Earlier today on MSNBC I heard the ineffably banal Michael Steele, former chairman of the ineffably hysterical RNC, remark that Mitt Romney's latest absurdity--Trumpism--would soon pass and then Romney could get on to more important things.
But that's the point, or rather Steele's typically missed point.
With Romney, these absurdities never end. Whether it is uttering a peculiar affection for firing people (and during a recession!), or characterizing $374,000 of income as chicken feed (and during a recession!), or casually mentioning his wife's dual Cadillacs (and during a recession!), or dismissing the poor as afterthoughts or humanizing ruthless corporations or attempting $10,000 bets on national television, Romney's dark absurdities just don't stop.
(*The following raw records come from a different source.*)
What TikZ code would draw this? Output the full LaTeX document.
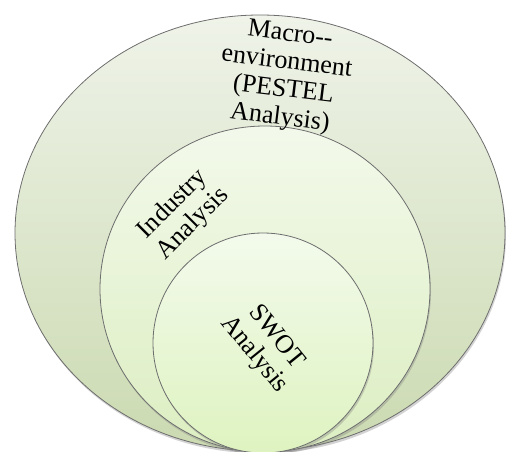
\documentclass[tikz,border=0pt]{standalone}
\usepackage{fontspec}
\setmainfont{Liberation Serif}
\usetikzlibrary{shadows}
\definecolor{rim}{HTML}{6E6E6E}
\tikzset{
  ring/.style={draw=rim, line width=0.8pt,
    drop shadow={opacity=0.35, shadow xshift=1pt, shadow yshift=-2.5pt}},
  label/.style={font=\fontsize{26}{28}\selectfont, align=center, inner sep=0pt}
}
\begin{document}
\begin{tikzpicture}[x=1pt,y=-1pt]
  \useasboundingbox (0,0) rectangle (506,452);
  % outer ring: macro-environment
  \path[ring, top color={rgb,255:red,239;green,243;blue,233}, bottom color={rgb,255:red,203;green,218;blue,177}]
    (260,233) ellipse [x radius=245, y radius=218];
  % middle ring: industry
  \path[ring, top color={rgb,255:red,243;green,249;blue,235}, bottom color={rgb,255:red,220;green,238;blue,193}]
    (265,289) ellipse [x radius=165, y radius=163];
  % inner ring: SWOT
  \path[ring, top color={rgb,255:red,243;green,250;blue,236}, bottom color={rgb,255:red,222;green,243;blue,192}]
    (263,343) circle [radius=110];
  \node[label, rotate=-7] (macro) at (285,77) {Macro-{}-\\environment\\(PESTEL\\Analysis)};
  \node[label, rotate=45] (industry) at (183,214) {Industry\\Analysis};
  \node[label, rotate=-51] (swot) at (265,346) {SWOT\\Analysis};
\end{tikzpicture}
\end{document}
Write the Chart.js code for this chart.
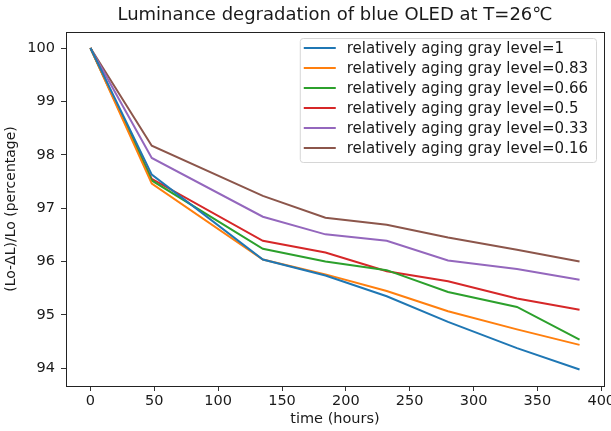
<!DOCTYPE html>
<html>
<head>
<meta charset="utf-8">
<title>Luminance degradation of blue OLED</title>
<script src="https://cdn.jsdelivr.net/npm/chart.js@4.4.0/dist/chart.umd.min.js"></script>
<style>
    html, body { margin: 0; padding: 0; background: #fff; overflow: hidden; }
    #wrap { position: relative; width: 640px; height: 431px; }
</style>
</head>
<body>
<div id="wrap"><canvas id="oledChart"></canvas></div>
<script>
// Chart data
const hours = [0, 48, 135, 184, 232, 280, 334, 383];
const grayLevels = ['1', '0.83', '0.66', '0.5', '0.33', '0.16'];
const level100 = [100, 97.63, 96.04, 95.74, 95.35, 94.87, 94.38, 93.98];
const level083 = [100, 97.46, 96.04, 95.76, 95.45, 95.07, 94.73, 94.44];
const level066 = [100, 97.52, 96.24, 96.00, 95.84, 95.43, 95.15, 94.54];
const level050 = [100, 97.55, 96.39, 96.17, 95.82, 95.63, 95.31, 95.10];
const level033 = [100, 97.94, 96.84, 96.51, 96.39, 96.02, 95.86, 95.66];
const level016 = [100, 98.17, 97.23, 96.82, 96.69, 96.45, 96.22, 96.00];
const xTicks = [0, 50, 100, 150, 200, 250, 300, 350, 400];
const yTicks = [94, 95, 96, 97, 98, 99, 100];

const seriesValues = [level100, level083, level066, level050, level033, level016];
const colors = ['#1f77b4', '#ff7f0e', '#2ca02c', '#d62728', '#9467bd', '#8c564b'];
const FONT = 'DejaVu Sans';

function buildDatasets() {
    return seriesValues.map((values, i) => ({
        label: `relatively aging gray level=${grayLevels[i]}`,
        data: values.map((v, j) => ({ x: hours[j], y: v })),
        borderColor: colors[i],
        backgroundColor: colors[i],
        borderWidth: 2,
        pointRadius: 0,
        tension: 0,
        fill: false
    }));
}

// Draw the box around the plot like matplotlib spines
const framePlugin = {
    id: 'frame',
    afterDatasetsDraw(chart) {
        const { ctx, chartArea: a } = chart;
        ctx.save();
        ctx.strokeStyle = '#222';
        ctx.lineWidth = 1;
        ctx.strokeRect(Math.round(a.left) + 0.5, Math.round(a.top) + 0.5,
            Math.round(a.right - a.left), Math.round(a.bottom - a.top));
        ctx.restore();
    }
};

// Legend drawn inside the plot, upper right
const insideLegend = {
    id: 'insideLegend',
    afterDraw(chart) {
        const { ctx, chartArea: a } = chart;
        const sets = chart.data.datasets;
        ctx.save();
        ctx.font = `15px "${FONT}"`;
        let maxW = 0;
        sets.forEach(ds => { maxW = Math.max(maxW, ctx.measureText(ds.label).width); });
        const rowH = 20;
        const boxW = 47 + maxW + 8;
        const boxH = rowH * (sets.length - 1) + 24;
        const right = a.right - 8;
        const left = right - boxW;
        const top = a.top + 6;

        ctx.beginPath();
        ctx.roundRect(left + 0.5, top + 0.5, boxW, boxH, 3);
        ctx.fillStyle = 'rgba(255,255,255,0.85)';
        ctx.fill();
        ctx.strokeStyle = '#d6d6d6';
        ctx.lineWidth = 1;
        ctx.stroke();

        ctx.textBaseline = 'middle';
        ctx.fillStyle = '#1a1a1a';
        sets.forEach((ds, i) => {
            const y = top + 10 + rowH * i;
            ctx.beginPath();
            ctx.strokeStyle = ds.borderColor;
            ctx.lineWidth = 2;
            ctx.moveTo(left + 4, y);
            ctx.lineTo(left + 36, y);
            ctx.stroke();
            ctx.fillText(ds.label, left + 47, y + 1);
        });
        ctx.restore();
    }
};

function initializeChart() {
    const ctx = document.getElementById('oledChart').getContext('2d');
    new Chart(ctx, {
        type: 'line',
        data: { datasets: buildDatasets() },
        options: {
            responsive: true,
            maintainAspectRatio: false,
            animation: false,
            layout: { padding: { left: 0, right: 36, top: 0, bottom: 0 } },
            plugins: {
                legend: { display: false },
                tooltip: { enabled: false },
                title: {
                    display: true,
                    fullSize: false,
                    text: 'Luminance degradation of blue OLED at T=26\u2103',
                    color: '#1a1a1a',
                    font: { family: FONT, size: 18, weight: 'normal' },
                    padding: { top: 5, bottom: 5.4 }
                }
            },
            scales: {
                x: {
                    type: 'linear',
                    min: -19.15,
                    max: 402.15,
                    afterBuildTicks: scale => { scale.ticks = xTicks.map(v => ({ value: v })); },
                    afterFit: scale => { scale.height = 45; },
                    grid: { drawOnChartArea: false, drawTicks: true, tickLength: 5, color: '#333' },
                    border: { display: false },
                    ticks: { color: '#1a1a1a', padding: 2, maxRotation: 0, font: { family: FONT, size: 14.5 } },
                    title: {
                        display: true,
                        text: 'time (hours)',
                        color: '#1a1a1a',
                        font: { family: FONT, size: 14.5 },
                        padding: { top: 0, bottom: 3 }
                    }
                },
                y: {
                    min: 93.67,
                    max: 100.3,
                    afterBuildTicks: scale => { scale.ticks = yTicks.map(v => ({ value: v })); },
                    afterFit: scale => { scale.width = 66; },
                    grid: { drawOnChartArea: false, drawTicks: true, tickLength: 5, color: '#333' },
                    border: { display: false },
                    ticks: { color: '#1a1a1a', padding: 6, font: { family: FONT, size: 14.5 } },
                    title: {
                        display: true,
                        text: '(Lo-\u0394L)/Lo (percentage)',
                        color: '#1a1a1a',
                        font: { family: FONT, size: 14 },
                        padding: { top: 3, bottom: 0 }
                    }
                }
            }
        },
        plugins: [framePlugin, insideLegend]
    });
}

document.addEventListener('DOMContentLoaded', initializeChart);
</script>
</body>
</html>
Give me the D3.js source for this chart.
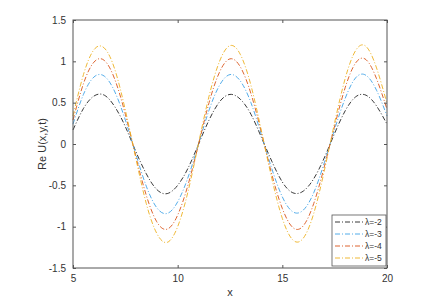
<!DOCTYPE html>
<html><head><meta charset="utf-8">
<script src="https://cdn.jsdelivr.net/npm/d3@7"></script>
<style>body{margin:0;background:#fff}svg{display:block}text{font-family:"Liberation Sans",Arial,sans-serif}</style>
</head><body><svg id="c" width="434" height="306"></svg>
<script>
const xs = [5,5.5,6,6.5,7,7.5,8,8.5,9,9.5,10,10.5,11,11.5,12,12.5,13,13.5,14,14.5,15,15.5,16,16.5,17,17.5,18,18.5,19,19.5,20];
const lam2 = [0.17,0.43,0.58,0.59,0.45,0.21,-0.09,-0.36,-0.55,-0.60,-0.50,-0.29,0.00,0.29,0.51,0.60,0.54,0.36,0.08,-0.21,-0.46,-0.59,-0.57,-0.42,-0.17,0.13,0.40,0.57,0.59,0.46,0.24];
const lam3 = [0.24,0.60,0.81,0.82,0.63,0.29,-0.12,-0.51,-0.77,-0.84,-0.70,-0.40,0.00,0.41,0.71,0.84,0.76,0.50,0.11,-0.30,-0.64,-0.82,-0.80,-0.59,-0.23,0.18,0.55,0.80,0.83,0.65,0.34];
const lam4 = [0.29,0.73,0.99,1.01,0.78,0.36,-0.15,-0.62,-0.94,-1.03,-0.86,-0.49,0.00,0.50,0.87,1.03,0.93,0.61,0.14,-0.37,-0.78,-1.01,-0.99,-0.72,-0.28,0.22,0.68,0.98,1.02,0.79,0.42];
const lam5 = [0.34,0.84,1.14,1.16,0.90,0.41,-0.17,-0.72,-1.08,-1.19,-1.00,-0.57,0.01,0.58,1.00,1.19,1.08,0.71,0.16,-0.42,-0.90,-1.16,-1.14,-0.84,-0.33,0.26,0.79,1.13,1.18,0.92,0.49];
const seriesNames = ["λ=-2","λ=-3","λ=-4","λ=-5"];
const seriesColors = ["#222222","#3FA3E6","#D95319","#EDB120"];
const xTicks = [5,10,15,20];
const yTicks = [-1.5,-1,-0.5,0,0.5,1,1.5];

const svg = d3.select("#c");
const L=73,R=387,T=20,B=268;
const x = d3.scaleLinear().domain([5,20]).range([L,R]);
const y = d3.scaleLinear().domain([-1.5,1.5]).range([B,T]);
const axCol="#555555", txtCol="#333333";

const series=[lam2,lam3,lam4,lam5];
const line=d3.line().x((d,i)=>x(xs[i])).y(d=>y(d)).curve(d3.curveNatural);
const g=svg.append("g");
series.forEach((s,k)=>{
  g.append("path").attr("d",line(s)).attr("fill","none").attr("stroke",seriesColors[k])
   .attr("stroke-width",0.9).attr("stroke-dasharray","5,2,1,2");
});

function styleAxis(sel){
  sel.select(".domain").remove();
  sel.selectAll("line").attr("stroke",axCol);
  sel.selectAll("text").attr("fill",txtCol).style("font-size","10px");
}
svg.append("g").attr("transform",`translate(0,${B})`).call(d3.axisBottom(x).tickValues(xTicks).tickSizeInner(-3).tickSizeOuter(0).tickPadding(7).tickFormat(d3.format("d"))).call(styleAxis);
svg.append("g").attr("transform",`translate(0,${T})`).call(d3.axisTop(x).tickValues(xTicks).tickSizeInner(-3).tickSizeOuter(0).tickFormat("")).call(styleAxis);
svg.append("g").attr("transform",`translate(${L},0)`).call(d3.axisLeft(y).tickValues(yTicks).tickSizeInner(-3).tickSizeOuter(0).tickPadding(7).tickFormat(d=>String(d))).call(styleAxis);
svg.append("g").attr("transform",`translate(${R},0)`).call(d3.axisRight(y).tickValues(yTicks).tickSizeInner(-3).tickSizeOuter(0).tickFormat("")).call(styleAxis);
svg.append("rect").attr("x",L).attr("y",T).attr("width",R-L).attr("height",B-T).attr("fill","none").attr("stroke",axCol).attr("stroke-width",1);

svg.append("text").attr("x",(L+R)/2).attr("y",296).attr("text-anchor","middle").attr("fill",txtCol).style("font-size","11px").text("x");
svg.append("text").attr("transform",`translate(46,${(T+B)/2}) rotate(-90)`).attr("text-anchor","middle").attr("fill",txtCol).style("font-size","11px").text("Re U(x,y,t)");

const lg=svg.append("g");
const lx=332, ly=215, lw=54, lh=51;
lg.append("rect").attr("x",lx).attr("y",ly).attr("width",lw).attr("height",lh).attr("fill","#fff").attr("stroke",axCol).attr("stroke-width",0.8);
seriesNames.forEach((n,k)=>{
  const yy=ly+7+k*12;
  lg.append("line").attr("x1",lx+3).attr("x2",lx+31).attr("y1",yy).attr("y2",yy).attr("stroke",seriesColors[k]).attr("stroke-width",0.9).attr("stroke-dasharray","5,2,1,2");
  lg.append("text").attr("x",lx+33).attr("y",yy+3).attr("fill",txtCol).style("font-size","8.5px").text(n);
});
</script></body></html>
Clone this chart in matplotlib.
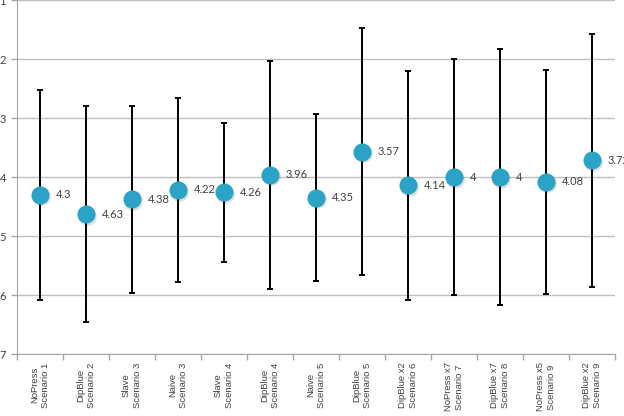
import numpy as np
import matplotlib
matplotlib.use("Agg")
import matplotlib.pyplot as plt
from matplotlib.ticker import FixedLocator

# Datos
escenarios = ["NoPress\nScenario 1", "DipBlue\nScenario 2", "Slave\nScenario 3",
              "Naive\nScenario 3", "Slave\nScenario 4", "DipBlue\nScenario 4",
              "Naive\nScenario 5", "DipBlue\nScenario 5", "DipBlue x2\nScenario 6",
              "NoPress x7\nScenario 7", "DipBlue x7\nScenario 8", "NoPress x5\nScenario 9",
              "DipBlue x2\nScenario 9"]
promedios = [4.3, 4.63, 4.38, 4.22, 4.26, 3.96, 4.35, 3.57, 4.14, 4.0, 4.0, 4.08, 3.72]
etiquetas = ["4.3", "4.63", "4.38", "4.22", "4.26", "3.96", "4.35", "3.57", "4.14", "4", "4", "4.08", "3.72"]
desviacion = [1.78, 1.83, 1.58, 1.56, 1.18, 1.93, 1.42, 2.09, 1.94, 2.0, 2.17, 1.9, 2.15]

fig = plt.figure(figsize=(6.24, 4.16), dpi=100)
ax = fig.add_axes([17 / 624, 62 / 416, 598 / 624, 354 / 416])

x = np.arange(len(escenarios))

ax.errorbar(x, promedios, yerr=desviacion, fmt="none", ecolor="black",
            elinewidth=1.4, capsize=2.5, capthick=1.4, zorder=3)
# sombra suave del marcador
ax.plot(x + 0.03, np.array(promedios) + 0.03, "o", color="#000000", alpha=0.12,
        markersize=13.5, markeredgewidth=0, zorder=3.5)
ax.plot(x, promedios, "o", color="#2AA3C6", markersize=13, markeredgewidth=0, zorder=4)

for xi, yi, txt in zip(x, promedios, etiquetas):
    ax.annotate(txt, (xi, yi), xytext=(11.5, 0), textcoords="offset points",
                va="center", ha="left", fontsize=8, color="#404040",
                family="Lato", annotation_clip=False, zorder=5)

ax.set_ylim(7, 1)
ax.set_xlim(-0.5, len(escenarios) - 0.5)
ax.set_yticks(range(1, 8))
ax.grid(axis="y", color="#BFBFBF", linewidth=1)
ax.set_axisbelow(True)

ax.set_xticks(x)
ax.set_xticklabels(escenarios, rotation=90, fontsize=6.8, color="#404040",
                   family="Liberation Sans", multialignment="center", linespacing=1.3)
ax.tick_params(axis="x", which="major", length=0, pad=6)
ax.xaxis.set_minor_locator(FixedLocator(np.arange(-0.5, len(escenarios), 1.0)))
ax.tick_params(axis="x", which="minor", length=4, color="#A6A6A6", width=1)
ax.tick_params(axis="y", length=4, color="#A6A6A6", width=1, labelsize=8,
               labelcolor="#404040", pad=4)
for lbl in ax.get_yticklabels():
    lbl.set_family("Lato")

for lado in ["top", "right"]:
    ax.spines[lado].set_visible(False)
ax.spines["left"].set_color("#A6A6A6")
ax.spines["bottom"].set_color("#A6A6A6")

fig.savefig("out.png", dpi=100)
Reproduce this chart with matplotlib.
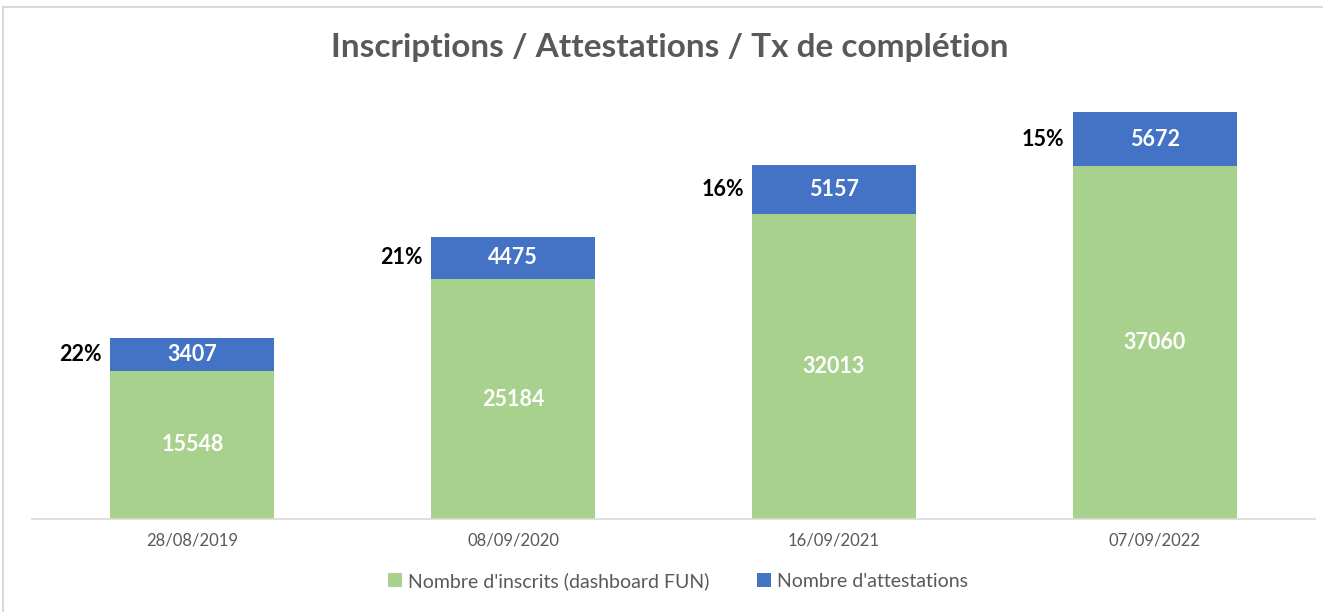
import numpy as np
import matplotlib.pyplot as plt

# =========================================================
# DONNEES
# =========================================================

dates = ["28/08/2019", "08/09/2020", "16/09/2021", "07/09/2022"]
inscrits = [15548, 25184, 32013, 37060]
attestations = [3407, 4475, 5157, 5672]
taux = ["22%", "21%", "16%", "15%"]

green = "#A9D18E"
blue = "#4472C4"
grey = "#595959"

plt.rcParams["font.family"] = ["Lato", "DejaVu Sans"]

fig = plt.figure(figsize=(13.23, 6.12), dpi=100)
ax = fig.add_axes([32 / 1323, 1 - 519 / 612, 1283 / 1323, 428.6 / 612])

x = np.arange(len(dates))
w = 0.512

ax.bar(x, inscrits, w, color=green, label="Nombre d'inscrits (dashboard FUN)")
ax.bar(x, attestations, w, bottom=inscrits, color=blue, label="Nombre d'attestations")

for i in range(len(dates)):
    ax.text(x[i], inscrits[i] / 2, str(inscrits[i]), ha="center", va="center",
            color="white", fontsize=15.5, fontweight="bold")
    mid = inscrits[i] + attestations[i] / 2
    ax.text(x[i], mid, str(attestations[i]), ha="center", va="center",
            color="white", fontsize=15.5, fontweight="bold")
    ax.text(x[i] - w / 2 - 0.025, mid, taux[i], ha="right", va="center",
            color="black", fontsize=15.5, fontweight="bold")

ax.set_xlim(-0.5, 3.5)
ax.set_ylim(0, 45000)
ax.set_xticks(x)
ax.set_xticklabels(dates, fontsize=12, color=grey)
ax.tick_params(axis="x", length=0, pad=10)
ax.set_yticks([])
for s in ["top", "left", "right"]:
    ax.spines[s].set_visible(False)
ax.spines["bottom"].set_color("#D9D9D9")
ax.spines["bottom"].set_linewidth(1.2)

fig.text(670 / 1323, 1 - 47 / 612, "Inscriptions / Attestations / Tx de complétion",
         ha="center", va="center", fontsize=24, fontweight="bold", color=grey)

fig.legend(loc="center", bbox_to_anchor=(678 / 1323, 1 - 581 / 612), ncol=2,
           frameon=False, fontsize=14, handlelength=0.7, handleheight=0.7,
           handletextpad=0.3, columnspacing=2.5, labelcolor=grey)

# cadre
fig.add_artist(plt.Line2D([3 / 1323, 1], [1 - 7 / 612, 1 - 7 / 612], color="#D9D9D9", lw=1.5))
fig.add_artist(plt.Line2D([3 / 1323, 3 / 1323], [0, 1 - 7 / 612], color="#D9D9D9", lw=1.5))

fig.savefig("out.png", dpi=100)
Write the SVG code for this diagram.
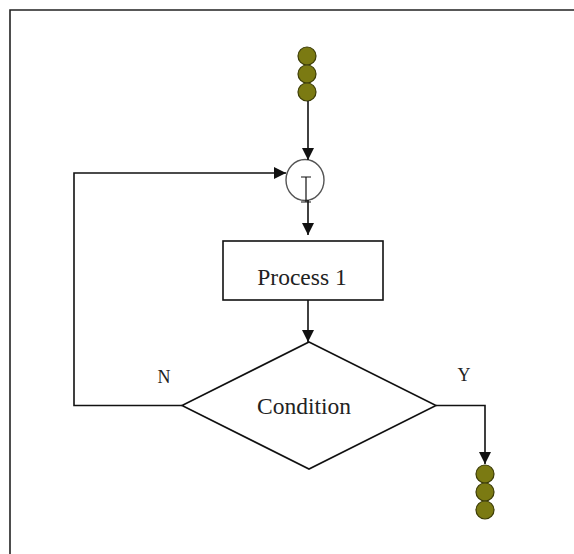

And they're not only mistakes--blunders that inevitably result from the relentless pressures of a six-year campaign. When Romney isn't committing serial gaffes he's executing some studied stupidity. To wit, the Trump affair, or the Grenell debacle, both of them premeditated, unforced errors that when taken alone are relatively harmless. Accumulated, however, and on top of the gaffes, they're lethal.
All of which is to say, the Trump absurdity won't stop here, today. Tomorrow it will be something else. It won't be the Trump thing, but it will be something--something just as lethal, just as absurd, just as Mittwitted.